<<<<

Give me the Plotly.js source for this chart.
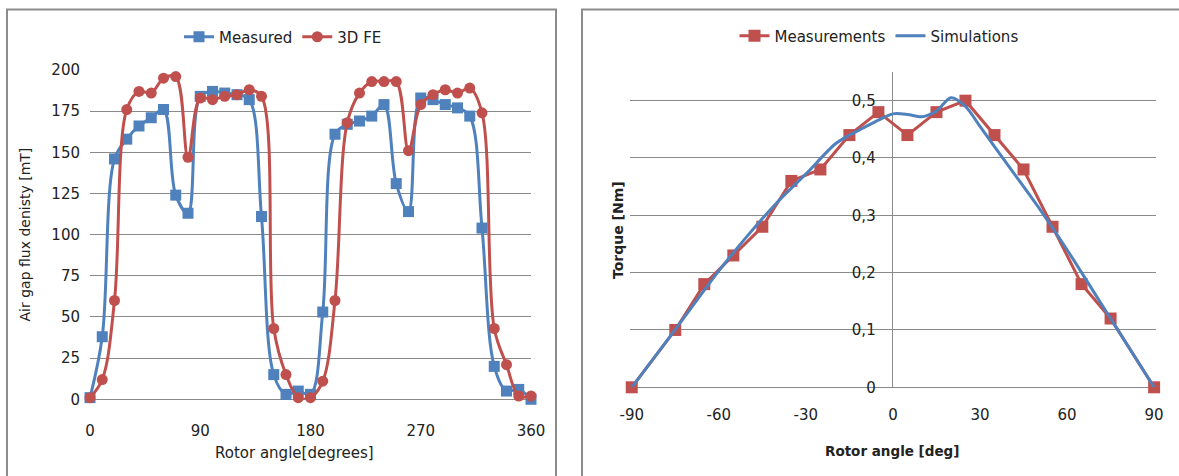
<!DOCTYPE html>
<html><head><meta charset="utf-8">
<script src="https://cdn.plot.ly/plotly-3.0.1.min.js"></script>
<style>html,body{margin:0;padding:0;background:#fff}#chart{width:1179px;height:476px}</style>
</head><body><div id="chart"></div>
<script>
// ---- Left chart: air gap flux density ----
const fluxAngles = [0,10,20,30,40,50,60,70,80,90,100,110,120,130,140,150,160,170,180,190,200,210,220,230,240,250,260,270,280,290,300,310,320,330,340,350,360];
const measuredFlux = [1,38,146,158,166,171,176,124,113,184,187,186,185,182,111,15,3,5,3,53,161,167,169,172,179,131,114,183,182,179,177,172,104,20,5,6,0];
const feFlux = [1,12,60,176,187,186,195,196,147,183,182,184,185,188,184,43,15,1,1,11,60,168,186,193,193,193,151,179,185,188,186,189,174,43,21,2,2];
const fluxTickVals = [0,25,50,75,100,125,150,175,200];
const angleTickVals = [0,90,180,270,360];

// ---- Right chart: torque ----
const measAngles = [-90,-75,-65,-55,-45,-35,-25,-15,-5,5,15,25,35,45,55,65,75,90];
const measTorque = [0,0.10,0.18,0.23,0.28,0.36,0.38,0.44,0.48,0.44,0.48,0.50,0.44,0.38,0.28,0.18,0.12,0];
const simAngles = [-90,-80,-70,-60,-50,-40,-30,-20,-15,-10,-5,0,5,10,15,20,25,30,40,50,60,70,80,90];
const simTorque = [0,0.067,0.135,0.203,0.265,0.322,0.372,0.424,0.44,0.453,0.466,0.477,0.476,0.472,0.482,0.505,0.49,0.455,0.385,0.315,0.24,0.16,0.08,0];
const torqueTickVals = [0,0.1,0.2,0.3,0.4,0.5];
const torqueTickText = ['0','0,1','0,2','0,3','0,4','0,5'];
const torqueAngleTicks = [-90,-60,-30,0,30,60,90];
const torqueAngleText = ['-90','-60','-30','0','30','60','90'];

const BLUE = '#4F81BD', RED = '#C0504D', GRID = '#8a8a8a', FRAME = '#8c8c8c';
const FONT = 'DejaVu Sans';
const W = 1179, H = 476;
const px = v => v / W, py = v => 1 - v / H;

const traces = [
  {x: fluxAngles, y: measuredFlux, name: 'Measured', type: 'scatter', mode: 'lines+markers', cliponaxis: false,
   line: {color: BLUE, width: 3, shape: 'spline', smoothing: 1}, marker: {symbol: 'square', size: 11, color: BLUE},
   xaxis: 'x', yaxis: 'y', legend: 'legend'},
  {x: fluxAngles, y: feFlux, name: '3D FE', type: 'scatter', mode: 'lines+markers', cliponaxis: false,
   line: {color: RED, width: 3, shape: 'spline', smoothing: 1}, marker: {symbol: 'circle', size: 11, color: RED},
   xaxis: 'x', yaxis: 'y', legend: 'legend'},
  {x: measAngles, y: measTorque, name: 'Measurements', type: 'scatter', mode: 'lines+markers', cliponaxis: false,
   line: {color: RED, width: 3}, marker: {symbol: 'square', size: 12, color: RED},
   xaxis: 'x2', yaxis: 'y2', legend: 'legend2'},
  {x: simAngles, y: simTorque, name: 'Simulations', type: 'scatter', mode: 'lines', cliponaxis: false,
   line: {color: BLUE, width: 3, shape: 'spline', smoothing: 0.8},
   xaxis: 'x2', yaxis: 'y2', legend: 'legend2'}
];

const tickFont = {family: FONT, size: 15, color: '#222'};
const layout = {
  width: W, height: H, margin: {l: 0, r: 0, t: 0, b: 0},
  paper_bgcolor: '#fff', plot_bgcolor: 'rgba(0,0,0,0)',
  font: {family: FONT, size: 15, color: '#222'},
  showlegend: true,
  xaxis: {domain: [px(90), px(531)], range: [0, 360], tickvals: angleTickVals, showgrid: false, zeroline: false,
          showline: false, ticks: 'outside', ticklen: 18, tickcolor: 'rgba(0,0,0,0)', tickfont: tickFont, anchor: 'y'},
  yaxis: {domain: [py(399.3), py(70)], range: [0, 200], tickvals: fluxTickVals, showgrid: true, gridcolor: GRID, gridwidth: 1,
          zeroline: true, zerolinecolor: GRID, zerolinewidth: 1, showline: false, ticks: 'outside', ticklen: 6,
          tickcolor: 'rgba(0,0,0,0)', tickfont: tickFont, anchor: 'x'},
  xaxis2: {domain: [px(630), px(1156)], range: [-90.6, 90.65], tickvals: torqueAngleTicks, ticktext: torqueAngleText,
           showgrid: false, zeroline: true, zerolinecolor: GRID, zerolinewidth: 1, showline: false, ticks: 'outside', ticklen: 14,
           tickcolor: 'rgba(0,0,0,0)', tickfont: tickFont, anchor: 'y2'},
  yaxis2: {domain: [py(387.3), py(72)], range: [0, 0.55], tickvals: torqueTickVals, ticktext: torqueTickText,
           showgrid: true, gridcolor: GRID, gridwidth: 1, zeroline: true, zerolinecolor: GRID, zerolinewidth: 1,
           showline: false, anchor: 'free', position: px(892.7), ticks: 'outside', ticklen: 14,
           tickcolor: 'rgba(0,0,0,0)', tickfont: tickFont},
  legend: {orientation: 'h', x: px(283), xanchor: 'center', y: py(37), yanchor: 'middle',
           font: {family: FONT, size: 15, color: '#222'}, bgcolor: 'rgba(0,0,0,0)', itemwidth: 30},
  legend2: {orientation: 'h', x: px(879), xanchor: 'center', y: py(36), yanchor: 'middle',
           font: {family: FONT, size: 15, color: '#222'}, bgcolor: 'rgba(0,0,0,0)', itemwidth: 30},
  shapes: [
    {type: 'rect', xref: 'paper', yref: 'paper', x0: px(7), x1: px(556), y0: -0.2, y1: py(9.5), line: {color: FRAME, width: 2}},
    {type: 'rect', xref: 'paper', yref: 'paper', x0: px(582), x1: 1.2, y0: -0.2, y1: py(9.5), line: {color: FRAME, width: 2}}
  ],
  annotations: [
    {text: 'Air gap flux denisty [mT]', xref: 'paper', yref: 'paper', x: px(24.5), y: py(235), textangle: -90,
     showarrow: false, xanchor: 'center', yanchor: 'middle', font: {family: FONT, size: 14, color: '#222'}},
    {text: 'Rotor angle[degrees]', xref: 'paper', yref: 'paper', x: px(294.5), y: py(453), showarrow: false,
     xanchor: 'center', yanchor: 'middle', font: {family: FONT, size: 15, color: '#222'}},
    {text: '<b>Torque [Nm]</b>', xref: 'paper', yref: 'paper', x: px(618), y: py(230), textangle: -90,
     showarrow: false, xanchor: 'center', yanchor: 'middle', font: {family: FONT, size: 14, color: '#222'}},
    {text: '<b>Rotor angle [deg]</b>', xref: 'paper', yref: 'paper', x: px(892), y: py(451), showarrow: false,
     xanchor: 'center', yanchor: 'middle', font: {family: FONT, size: 13.5, color: '#222'}}
  ]
};
Plotly.newPlot('chart', traces, layout, {staticPlot: true, displayModeBar: false});
</script>
</body></html>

>>>>

▶ **GOAL OF THE EXERCISE**: Return each line exactly as written. Any picture gets left out.

▶ **CORRECT RESULT**:
Give me the Plotly.js source for this chart.
<!DOCTYPE html>
<html><head><meta charset="utf-8">
<script src="https://cdn.plot.ly/plotly-3.0.1.min.js"></script>
<style>html,body{margin:0;padding:0;background:#fff}#chart{width:1179px;height:476px}</style>
</head><body><div id="chart"></div>
<script>
// ---- Left chart: air gap flux density ----
const fluxAngles = [0,10,20,30,40,50,60,70,80,90,100,110,120,130,140,150,160,170,180,190,200,210,220,230,240,250,260,270,280,290,300,310,320,330,340,350,360];
const measuredFlux = [1,38,146,158,166,171,176,124,113,184,187,186,185,182,111,15,3,5,3,53,161,167,169,172,179,131,114,183,182,179,177,172,104,20,5,6,0];
const feFlux = [1,12,60,176,187,186,195,196,147,183,182,184,185,188,184,43,15,1,1,11,60,168,186,193,193,193,151,179,185,188,186,189,174,43,21,2,2];
const fluxTickVals = [0,25,50,75,100,125,150,175,200];
const angleTickVals = [0,90,180,270,360];

// ---- Right chart: torque ----
const measAngles = [-90,-75,-65,-55,-45,-35,-25,-15,-5,5,15,25,35,45,55,65,75,90];
const measTorque = [0,0.10,0.18,0.23,0.28,0.36,0.38,0.44,0.48,0.44,0.48,0.50,0.44,0.38,0.28,0.18,0.12,0];
const simAngles = [-90,-80,-70,-60,-50,-40,-30,-20,-15,-10,-5,0,5,10,15,20,25,30,40,50,60,70,80,90];
const simTorque = [0,0.067,0.135,0.203,0.265,0.322,0.372,0.424,0.44,0.453,0.466,0.477,0.476,0.472,0.482,0.505,0.49,0.455,0.385,0.315,0.24,0.16,0.08,0];
const torqueTickVals = [0,0.1,0.2,0.3,0.4,0.5];
const torqueTickText = ['0','0,1','0,2','0,3','0,4','0,5'];
const torqueAngleTicks = [-90,-60,-30,0,30,60,90];
const torqueAngleText = ['-90','-60','-30','0','30','60','90'];

const BLUE = '#4F81BD', RED = '#C0504D', GRID = '#8a8a8a', FRAME = '#8c8c8c';
const FONT = 'DejaVu Sans';
const W = 1179, H = 476;
const px = v => v / W, py = v => 1 - v / H;

const traces = [
  {x: fluxAngles, y: measuredFlux, name: 'Measured', type: 'scatter', mode: 'lines+markers', cliponaxis: false,
   line: {color: BLUE, width: 3, shape: 'spline', smoothing: 1}, marker: {symbol: 'square', size: 11, color: BLUE},
   xaxis: 'x', yaxis: 'y', legend: 'legend'},
  {x: fluxAngles, y: feFlux, name: '3D FE', type: 'scatter', mode: 'lines+markers', cliponaxis: false,
   line: {color: RED, width: 3, shape: 'spline', smoothing: 1}, marker: {symbol: 'circle', size: 11, color: RED},
   xaxis: 'x', yaxis: 'y', legend: 'legend'},
  {x: measAngles, y: measTorque, name: 'Measurements', type: 'scatter', mode: 'lines+markers', cliponaxis: false,
   line: {color: RED, width: 3}, marker: {symbol: 'square', size: 12, color: RED},
   xaxis: 'x2', yaxis: 'y2', legend: 'legend2'},
  {x: simAngles, y: simTorque, name: 'Simulations', type: 'scatter', mode: 'lines', cliponaxis: false,
   line: {color: BLUE, width: 3, shape: 'spline', smoothing: 0.8},
   xaxis: 'x2', yaxis: 'y2', legend: 'legend2'}
];

const tickFont = {family: FONT, size: 15, color: '#222'};
const layout = {
  width: W, height: H, margin: {l: 0, r: 0, t: 0, b: 0},
  paper_bgcolor: '#fff', plot_bgcolor: 'rgba(0,0,0,0)',
  font: {family: FONT, size: 15, color: '#222'},
  showlegend: true,
  xaxis: {domain: [px(90), px(531)], range: [0, 360], tickvals: angleTickVals, showgrid: false, zeroline: false,
          showline: false, ticks: 'outside', ticklen: 18, tickcolor: 'rgba(0,0,0,0)', tickfont: tickFont, anchor: 'y'},
  yaxis: {domain: [py(399.3), py(70)], range: [0, 200], tickvals: fluxTickVals, showgrid: true, gridcolor: GRID, gridwidth: 1,
          zeroline: true, zerolinecolor: GRID, zerolinewidth: 1, showline: false, ticks: 'outside', ticklen: 6,
          tickcolor: 'rgba(0,0,0,0)', tickfont: tickFont, anchor: 'x'},
  xaxis2: {domain: [px(630), px(1156)], range: [-90.6, 90.65], tickvals: torqueAngleTicks, ticktext: torqueAngleText,
           showgrid: false, zeroline: true, zerolinecolor: GRID, zerolinewidth: 1, showline: false, ticks: 'outside', ticklen: 14,
           tickcolor: 'rgba(0,0,0,0)', tickfont: tickFont, anchor: 'y2'},
  yaxis2: {domain: [py(387.3), py(72)], range: [0, 0.55], tickvals: torqueTickVals, ticktext: torqueTickText,
           showgrid: true, gridcolor: GRID, gridwidth: 1, zeroline: true, zerolinecolor: GRID, zerolinewidth: 1,
           showline: false, anchor: 'free', position: px(892.7), ticks: 'outside', ticklen: 14,
           tickcolor: 'rgba(0,0,0,0)', tickfont: tickFont},
  legend: {orientation: 'h', x: px(283), xanchor: 'center', y: py(37), yanchor: 'middle',
           font: {family: FONT, size: 15, color: '#222'}, bgcolor: 'rgba(0,0,0,0)', itemwidth: 30},
  legend2: {orientation: 'h', x: px(879), xanchor: 'center', y: py(36), yanchor: 'middle',
           font: {family: FONT, size: 15, color: '#222'}, bgcolor: 'rgba(0,0,0,0)', itemwidth: 30},
  shapes: [
    {type: 'rect', xref: 'paper', yref: 'paper', x0: px(7), x1: px(556), y0: -0.2, y1: py(9.5), line: {color: FRAME, width: 2}},
    {type: 'rect', xref: 'paper', yref: 'paper', x0: px(582), x1: 1.2, y0: -0.2, y1: py(9.5), line: {color: FRAME, width: 2}}
  ],
  annotations: [
    {text: 'Air gap flux denisty [mT]', xref: 'paper', yref: 'paper', x: px(24.5), y: py(235), textangle: -90,
     showarrow: false, xanchor: 'center', yanchor: 'middle', font: {family: FONT, size: 14, color: '#222'}},
    {text: 'Rotor angle[degrees]', xref: 'paper', yref: 'paper', x: px(294.5), y: py(453), showarrow: false,
     xanchor: 'center', yanchor: 'middle', font: {family: FONT, size: 15, color: '#222'}},
    {text: '<b>Torque [Nm]</b>', xref: 'paper', yref: 'paper', x: px(618), y: py(230), textangle: -90,
     showarrow: false, xanchor: 'center', yanchor: 'middle', font: {family: FONT, size: 14, color: '#222'}},
    {text: '<b>Rotor angle [deg]</b>', xref: 'paper', yref: 'paper', x: px(892), y: py(451), showarrow: false,
     xanchor: 'center', yanchor: 'middle', font: {family: FONT, size: 13.5, color: '#222'}}
  ]
};
Plotly.newPlot('chart', traces, layout, {staticPlot: true, displayModeBar: false});
</script>
</body></html>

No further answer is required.